An opportunity not a threat
A summary of the conference opening remarks by Leo Brincat, Minister for Sustainable Development, the Environment and Climate Change
If well thought out and prepared for, global environmental change could turn into a win-win situation for all key players. Green growth can boost economic development by encouraging business innovation. A cultural and modal shift in attitude can lead to a higher quality workforce, higher economic returns and improved market and work-related environments.
A recent report by the Global Commission on the Economy and Climate speaks of the way better climate could lead to better growth. By addressing the challenges of climate change, governments can secure improved economic growth and living standards, create new and better jobs, and even reduce poverty.

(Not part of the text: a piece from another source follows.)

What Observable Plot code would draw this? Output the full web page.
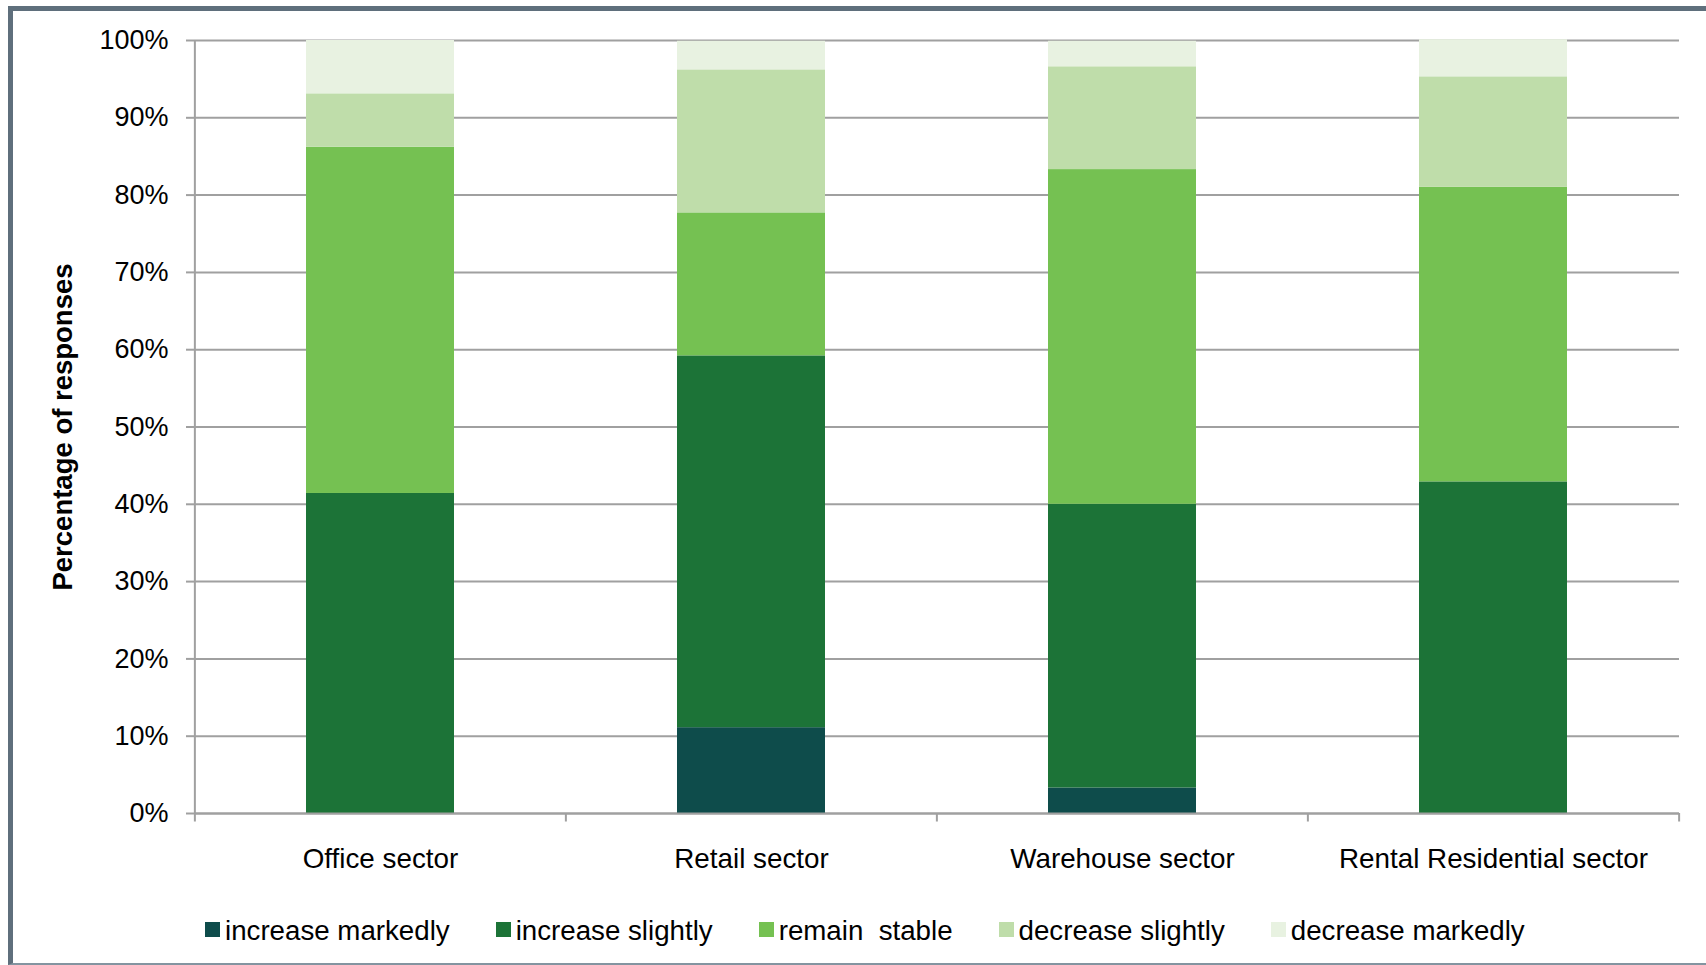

In shaping the major processes of structural and technological change now under way in the global economy, we can create lasting economic growth while also tackling the immense risks of climate change.
I’m encouraged by how, even in Malta, the corporate sector is waking up to the opportunities that environmental challenges offer. Major companies are opting for voluntary reporting on sustainability issues; sustainability is increasingly becoming a corporate obligation; and environmental resources are being monetised. This change is accelerating the transition to a new model of growth in the most practical of ways.